Stated exercise:
Write out each line word for word. Drop pictures.

Dataset content:
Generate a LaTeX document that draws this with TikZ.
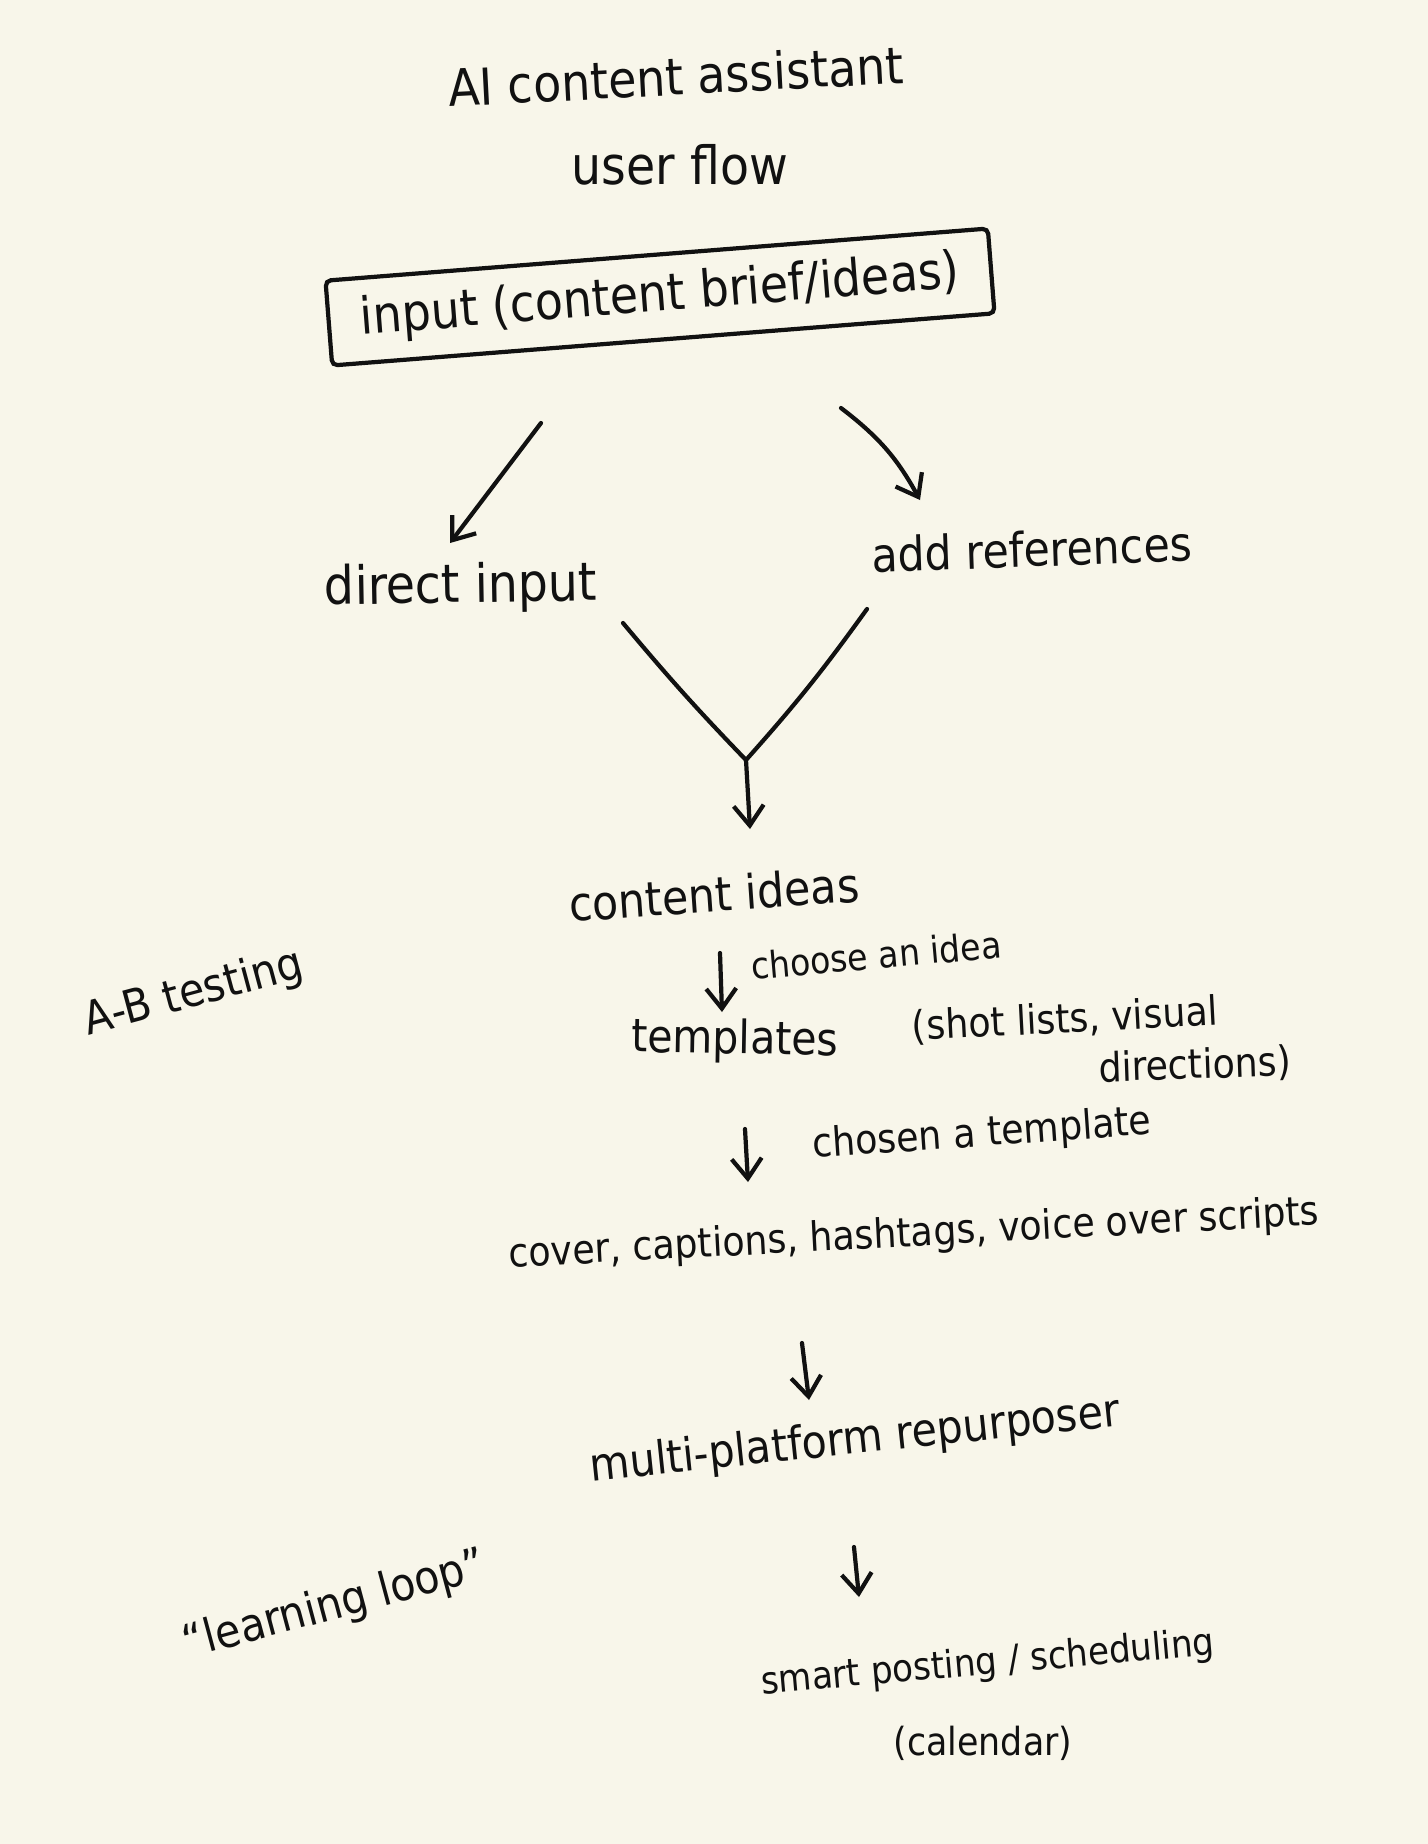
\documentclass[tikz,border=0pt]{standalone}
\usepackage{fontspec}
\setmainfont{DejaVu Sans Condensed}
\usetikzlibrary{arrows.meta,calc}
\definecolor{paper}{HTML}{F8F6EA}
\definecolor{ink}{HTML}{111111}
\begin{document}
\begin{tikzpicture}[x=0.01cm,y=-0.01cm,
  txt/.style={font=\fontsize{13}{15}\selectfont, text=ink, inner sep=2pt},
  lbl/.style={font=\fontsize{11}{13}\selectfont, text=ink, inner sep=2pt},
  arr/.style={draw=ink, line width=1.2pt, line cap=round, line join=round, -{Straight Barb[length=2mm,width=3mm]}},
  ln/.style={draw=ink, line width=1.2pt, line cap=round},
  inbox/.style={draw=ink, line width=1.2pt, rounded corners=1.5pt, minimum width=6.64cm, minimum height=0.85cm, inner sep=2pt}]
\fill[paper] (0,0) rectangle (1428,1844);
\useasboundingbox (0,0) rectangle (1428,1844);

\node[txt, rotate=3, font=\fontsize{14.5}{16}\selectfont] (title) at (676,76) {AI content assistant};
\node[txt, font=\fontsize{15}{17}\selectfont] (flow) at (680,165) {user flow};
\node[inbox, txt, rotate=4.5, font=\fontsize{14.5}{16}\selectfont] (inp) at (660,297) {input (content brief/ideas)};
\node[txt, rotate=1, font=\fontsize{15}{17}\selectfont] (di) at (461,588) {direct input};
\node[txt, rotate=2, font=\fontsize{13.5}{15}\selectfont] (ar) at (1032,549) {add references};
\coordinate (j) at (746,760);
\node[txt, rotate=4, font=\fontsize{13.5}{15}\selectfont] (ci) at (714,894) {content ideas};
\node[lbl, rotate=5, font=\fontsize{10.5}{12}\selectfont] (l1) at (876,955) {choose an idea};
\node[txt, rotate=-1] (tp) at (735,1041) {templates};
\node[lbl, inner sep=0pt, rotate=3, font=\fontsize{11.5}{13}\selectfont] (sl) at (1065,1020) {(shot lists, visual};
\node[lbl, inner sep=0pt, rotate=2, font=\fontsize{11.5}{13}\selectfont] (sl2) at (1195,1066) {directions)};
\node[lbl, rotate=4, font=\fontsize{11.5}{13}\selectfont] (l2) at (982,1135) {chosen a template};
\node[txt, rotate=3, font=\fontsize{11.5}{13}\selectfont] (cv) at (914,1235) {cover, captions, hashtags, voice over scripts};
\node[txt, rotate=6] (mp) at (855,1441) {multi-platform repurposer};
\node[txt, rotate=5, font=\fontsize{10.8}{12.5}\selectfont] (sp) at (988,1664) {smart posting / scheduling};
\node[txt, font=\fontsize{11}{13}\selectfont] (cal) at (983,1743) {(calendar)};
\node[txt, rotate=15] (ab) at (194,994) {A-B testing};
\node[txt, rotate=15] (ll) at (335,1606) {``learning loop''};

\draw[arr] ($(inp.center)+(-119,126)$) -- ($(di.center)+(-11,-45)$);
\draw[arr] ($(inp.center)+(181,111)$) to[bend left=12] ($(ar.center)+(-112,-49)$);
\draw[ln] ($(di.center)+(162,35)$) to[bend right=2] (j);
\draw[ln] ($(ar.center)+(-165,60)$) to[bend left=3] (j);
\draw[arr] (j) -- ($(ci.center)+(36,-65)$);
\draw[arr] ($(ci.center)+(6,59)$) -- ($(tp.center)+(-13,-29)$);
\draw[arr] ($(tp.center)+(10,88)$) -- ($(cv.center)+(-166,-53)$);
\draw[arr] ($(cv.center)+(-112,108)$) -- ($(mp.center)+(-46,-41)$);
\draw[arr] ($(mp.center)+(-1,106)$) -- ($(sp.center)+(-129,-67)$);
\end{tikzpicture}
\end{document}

Output of the task:
Generate a LaTeX document that draws this with TikZ.
\documentclass[tikz,border=0pt]{standalone}
\usepackage{fontspec}
\setmainfont{DejaVu Sans Condensed}
\usetikzlibrary{arrows.meta,calc}
\definecolor{paper}{HTML}{F8F6EA}
\definecolor{ink}{HTML}{111111}
\begin{document}
\begin{tikzpicture}[x=0.01cm,y=-0.01cm,
  txt/.style={font=\fontsize{13}{15}\selectfont, text=ink, inner sep=2pt},
  lbl/.style={font=\fontsize{11}{13}\selectfont, text=ink, inner sep=2pt},
  arr/.style={draw=ink, line width=1.2pt, line cap=round, line join=round, -{Straight Barb[length=2mm,width=3mm]}},
  ln/.style={draw=ink, line width=1.2pt, line cap=round},
  inbox/.style={draw=ink, line width=1.2pt, rounded corners=1.5pt, minimum width=6.64cm, minimum height=0.85cm, inner sep=2pt}]
\fill[paper] (0,0) rectangle (1428,1844);
\useasboundingbox (0,0) rectangle (1428,1844);

\node[txt, rotate=3, font=\fontsize{14.5}{16}\selectfont] (title) at (676,76) {AI content assistant};
\node[txt, font=\fontsize{15}{17}\selectfont] (flow) at (680,165) {user flow};
\node[inbox, txt, rotate=4.5, font=\fontsize{14.5}{16}\selectfont] (inp) at (660,297) {input (content brief/ideas)};
\node[txt, rotate=1, font=\fontsize{15}{17}\selectfont] (di) at (461,588) {direct input};
\node[txt, rotate=2, font=\fontsize{13.5}{15}\selectfont] (ar) at (1032,549) {add references};
\coordinate (j) at (746,760);
\node[txt, rotate=4, font=\fontsize{13.5}{15}\selectfont] (ci) at (714,894) {content ideas};
\node[lbl, rotate=5, font=\fontsize{10.5}{12}\selectfont] (l1) at (876,955) {choose an idea};
\node[txt, rotate=-1] (tp) at (735,1041) {templates};
\node[lbl, inner sep=0pt, rotate=3, font=\fontsize{11.5}{13}\selectfont] (sl) at (1065,1020) {(shot lists, visual};
\node[lbl, inner sep=0pt, rotate=2, font=\fontsize{11.5}{13}\selectfont] (sl2) at (1195,1066) {directions)};
\node[lbl, rotate=4, font=\fontsize{11.5}{13}\selectfont] (l2) at (982,1135) {chosen a template};
\node[txt, rotate=3, font=\fontsize{11.5}{13}\selectfont] (cv) at (914,1235) {cover, captions, hashtags, voice over scripts};
\node[txt, rotate=6] (mp) at (855,1441) {multi-platform repurposer};
\node[txt, rotate=5, font=\fontsize{10.8}{12.5}\selectfont] (sp) at (988,1664) {smart posting / scheduling};
\node[txt, font=\fontsize{11}{13}\selectfont] (cal) at (983,1743) {(calendar)};
\node[txt, rotate=15] (ab) at (194,994) {A-B testing};
\node[txt, rotate=15] (ll) at (335,1606) {``learning loop''};

\draw[arr] ($(inp.center)+(-119,126)$) -- ($(di.center)+(-11,-45)$);
\draw[arr] ($(inp.center)+(181,111)$) to[bend left=12] ($(ar.center)+(-112,-49)$);
\draw[ln] ($(di.center)+(162,35)$) to[bend right=2] (j);
\draw[ln] ($(ar.center)+(-165,60)$) to[bend left=3] (j);
\draw[arr] (j) -- ($(ci.center)+(36,-65)$);
\draw[arr] ($(ci.center)+(6,59)$) -- ($(tp.center)+(-13,-29)$);
\draw[arr] ($(tp.center)+(10,88)$) -- ($(cv.center)+(-166,-53)$);
\draw[arr] ($(cv.center)+(-112,108)$) -- ($(mp.center)+(-46,-41)$);
\draw[arr] ($(mp.center)+(-1,106)$) -- ($(sp.center)+(-129,-67)$);
\end{tikzpicture}
\end{document}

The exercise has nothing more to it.